**REQUIREMENT:**
Copy the material that follows word for word and omit its pictures.

═══

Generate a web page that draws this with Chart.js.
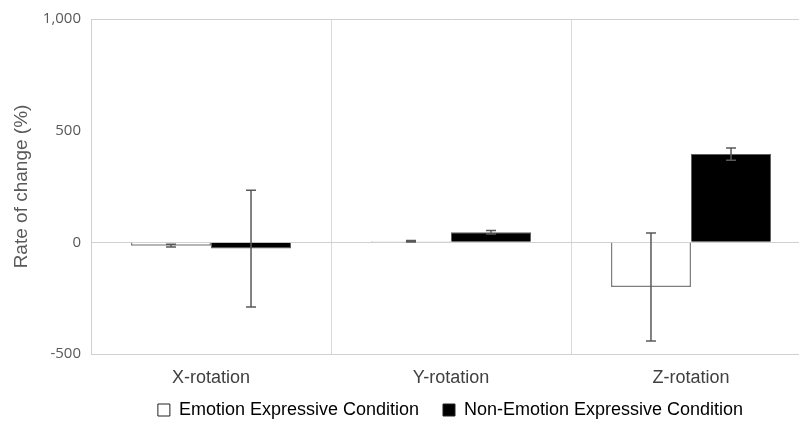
<!DOCTYPE html>
<html>
<head>
<meta charset="utf-8">
<script src="https://cdn.jsdelivr.net/npm/chart.js@4/dist/chart.umd.min.js"></script>
<style>
  html, body { margin: 0; padding: 0; background: #fff; overflow: hidden; }
  #wrap { position: absolute; left: 0; top: 0; width: 902px; height: 424px; }
</style>
</head>
<body>
<div id="wrap"><canvas id="rateChart" width="902" height="424"></canvas></div>
<script>
  // Données
  var categories = ['X-rotation', 'Y-rotation', 'Z-rotation'];
  var emotionValues = [-15, 5, -200];
  var emotionErrors = [6, 3, 242];
  var nonEmotionValues = [-28, 45, 395];
  var nonEmotionErrors = [261, 8, 27];
  var yTicks = [-500, 0, 500, 1000];

  // Barres d'erreur dessinées après les barres
  var errorBarsPlugin = {
    id: 'errorBars',
    afterDatasetsDraw: function (chart) {
      var ctx = chart.ctx;
      var yScale = chart.scales.y;
      ctx.save();
      ctx.strokeStyle = '#595959';
      ctx.lineWidth = 1.5;
      chart.data.datasets.forEach(function (ds, i) {
        var meta = chart.getDatasetMeta(i);
        meta.data.forEach(function (bar, j) {
          var v = ds.data[j];
          var e = ds.errors[j];
          var x = bar.x;
          var yTop = yScale.getPixelForValue(v + e);
          var yBot = yScale.getPixelForValue(v - e);
          ctx.beginPath();
          ctx.moveTo(x, yTop);
          ctx.lineTo(x, yBot);
          ctx.moveTo(x - 5, yTop);
          ctx.lineTo(x + 5, yTop);
          ctx.moveTo(x - 5, yBot);
          ctx.lineTo(x + 5, yBot);
          ctx.stroke();
        });
      });
      ctx.restore();
    }
  };

  // Remonte la légende sous les libellés et la centre sous la zone du graphique
  var legendShiftPlugin = {
    id: 'legendShift',
    afterLayout: function (chart) {
      var lg = chart.legend;
      if (!lg) return;
      lg.top -= 19;
      lg.bottom -= 19;
      lg.left += 45;
      lg.right += 45;
    }
  };

  new Chart(document.getElementById('rateChart'), {
    type: 'bar',
    data: {
      labels: categories,
      datasets: [{
        label: 'Emotion Expressive Condition',
        data: emotionValues,
        errors: emotionErrors,
        backgroundColor: '#ffffff',
        borderColor: '#7f7f7f',
        borderWidth: 1.5
      }, {
        label: 'Non-Emotion Expressive Condition',
        data: nonEmotionValues,
        errors: nonEmotionErrors,
        backgroundColor: '#000000',
        borderColor: '#606060',
        borderWidth: 1
      }]
    },
    options: {
      responsive: false,
      animation: false,
      layout: { padding: { top: 14, right: 91, bottom: -24, left: 0 } },
      datasets: { bar: { categoryPercentage: 0.667, barPercentage: 1 } },
      plugins: {
        tooltip: { enabled: false },
        legend: {
          position: 'bottom',
          labels: {
            color: '#111',
            font: { family: 'Liberation Sans, Arial', size: 18 },
            boxWidth: 12,
            boxHeight: 12,
            padding: 24,
            generateLabels: function (chart) {
              return chart.data.datasets.map(function (ds, i) {
                return {
                  text: ds.label,
                  fillStyle: ds.backgroundColor,
                  strokeStyle: '#222',
                  lineWidth: 1,
                  datasetIndex: i
                };
              });
            }
          }
        }
      },
      scales: {
        x: {
          grid: { offset: true, color: '#d9d9d9', drawTicks: false },
          border: { color: '#d0d0d0' },
          ticks: {
            color: '#404040',
            padding: 13,
            font: { family: 'Liberation Sans, Arial', size: 18 }
          },
          afterFit: function (scale) { scale.height = 42; }
        },
        y: {
          min: -500,
          max: 1000,
          afterBuildTicks: function (scale) {
            scale.ticks = yTicks.map(function (v) { return { value: v }; });
          },
          grid: {
            drawTicks: false,
            color: function (c) {
              return c.tick && c.tick.value === 500 ? 'rgba(0,0,0,0)' : '#d0d0d0';
            }
          },
          border: { color: '#d0d0d0' },
          ticks: {
            color: '#595959',
            padding: 10,
            font: { family: 'Open Sans', size: 15 }
          },
          title: {
            display: true,
            text: 'Rate of change (%)',
            color: '#595959',
            padding: { top: 10, bottom: 0 },
            font: { family: 'Liberation Sans, Arial', size: 19 }
          },
          afterFit: function (scale) { scale.width = 91; }
        }
      }
    },
    plugins: [errorBarsPlugin, legendShiftPlugin]
  });
</script>
</body>
</html>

═══

**EXERCISE SOLUTION:**
Generate a web page that draws this with Chart.js.
<!DOCTYPE html>
<html>
<head>
<meta charset="utf-8">
<script src="https://cdn.jsdelivr.net/npm/chart.js@4/dist/chart.umd.min.js"></script>
<style>
  html, body { margin: 0; padding: 0; background: #fff; overflow: hidden; }
  #wrap { position: absolute; left: 0; top: 0; width: 902px; height: 424px; }
</style>
</head>
<body>
<div id="wrap"><canvas id="rateChart" width="902" height="424"></canvas></div>
<script>
  // Données
  var categories = ['X-rotation', 'Y-rotation', 'Z-rotation'];
  var emotionValues = [-15, 5, -200];
  var emotionErrors = [6, 3, 242];
  var nonEmotionValues = [-28, 45, 395];
  var nonEmotionErrors = [261, 8, 27];
  var yTicks = [-500, 0, 500, 1000];

  // Barres d'erreur dessinées après les barres
  var errorBarsPlugin = {
    id: 'errorBars',
    afterDatasetsDraw: function (chart) {
      var ctx = chart.ctx;
      var yScale = chart.scales.y;
      ctx.save();
      ctx.strokeStyle = '#595959';
      ctx.lineWidth = 1.5;
      chart.data.datasets.forEach(function (ds, i) {
        var meta = chart.getDatasetMeta(i);
        meta.data.forEach(function (bar, j) {
          var v = ds.data[j];
          var e = ds.errors[j];
          var x = bar.x;
          var yTop = yScale.getPixelForValue(v + e);
          var yBot = yScale.getPixelForValue(v - e);
          ctx.beginPath();
          ctx.moveTo(x, yTop);
          ctx.lineTo(x, yBot);
          ctx.moveTo(x - 5, yTop);
          ctx.lineTo(x + 5, yTop);
          ctx.moveTo(x - 5, yBot);
          ctx.lineTo(x + 5, yBot);
          ctx.stroke();
        });
      });
      ctx.restore();
    }
  };

  // Remonte la légende sous les libellés et la centre sous la zone du graphique
  var legendShiftPlugin = {
    id: 'legendShift',
    afterLayout: function (chart) {
      var lg = chart.legend;
      if (!lg) return;
      lg.top -= 19;
      lg.bottom -= 19;
      lg.left += 45;
      lg.right += 45;
    }
  };

  new Chart(document.getElementById('rateChart'), {
    type: 'bar',
    data: {
      labels: categories,
      datasets: [{
        label: 'Emotion Expressive Condition',
        data: emotionValues,
        errors: emotionErrors,
        backgroundColor: '#ffffff',
        borderColor: '#7f7f7f',
        borderWidth: 1.5
      }, {
        label: 'Non-Emotion Expressive Condition',
        data: nonEmotionValues,
        errors: nonEmotionErrors,
        backgroundColor: '#000000',
        borderColor: '#606060',
        borderWidth: 1
      }]
    },
    options: {
      responsive: false,
      animation: false,
      layout: { padding: { top: 14, right: 91, bottom: -24, left: 0 } },
      datasets: { bar: { categoryPercentage: 0.667, barPercentage: 1 } },
      plugins: {
        tooltip: { enabled: false },
        legend: {
          position: 'bottom',
          labels: {
            color: '#111',
            font: { family: 'Liberation Sans, Arial', size: 18 },
            boxWidth: 12,
            boxHeight: 12,
            padding: 24,
            generateLabels: function (chart) {
              return chart.data.datasets.map(function (ds, i) {
                return {
                  text: ds.label,
                  fillStyle: ds.backgroundColor,
                  strokeStyle: '#222',
                  lineWidth: 1,
                  datasetIndex: i
                };
              });
            }
          }
        }
      },
      scales: {
        x: {
          grid: { offset: true, color: '#d9d9d9', drawTicks: false },
          border: { color: '#d0d0d0' },
          ticks: {
            color: '#404040',
            padding: 13,
            font: { family: 'Liberation Sans, Arial', size: 18 }
          },
          afterFit: function (scale) { scale.height = 42; }
        },
        y: {
          min: -500,
          max: 1000,
          afterBuildTicks: function (scale) {
            scale.ticks = yTicks.map(function (v) { return { value: v }; });
          },
          grid: {
            drawTicks: false,
            color: function (c) {
              return c.tick && c.tick.value === 500 ? 'rgba(0,0,0,0)' : '#d0d0d0';
            }
          },
          border: { color: '#d0d0d0' },
          ticks: {
            color: '#595959',
            padding: 10,
            font: { family: 'Open Sans', size: 15 }
          },
          title: {
            display: true,
            text: 'Rate of change (%)',
            color: '#595959',
            padding: { top: 10, bottom: 0 },
            font: { family: 'Liberation Sans, Arial', size: 19 }
          },
          afterFit: function (scale) { scale.width = 91; }
        }
      }
    },
    plugins: [errorBarsPlugin, legendShiftPlugin]
  });
</script>
</body>
</html>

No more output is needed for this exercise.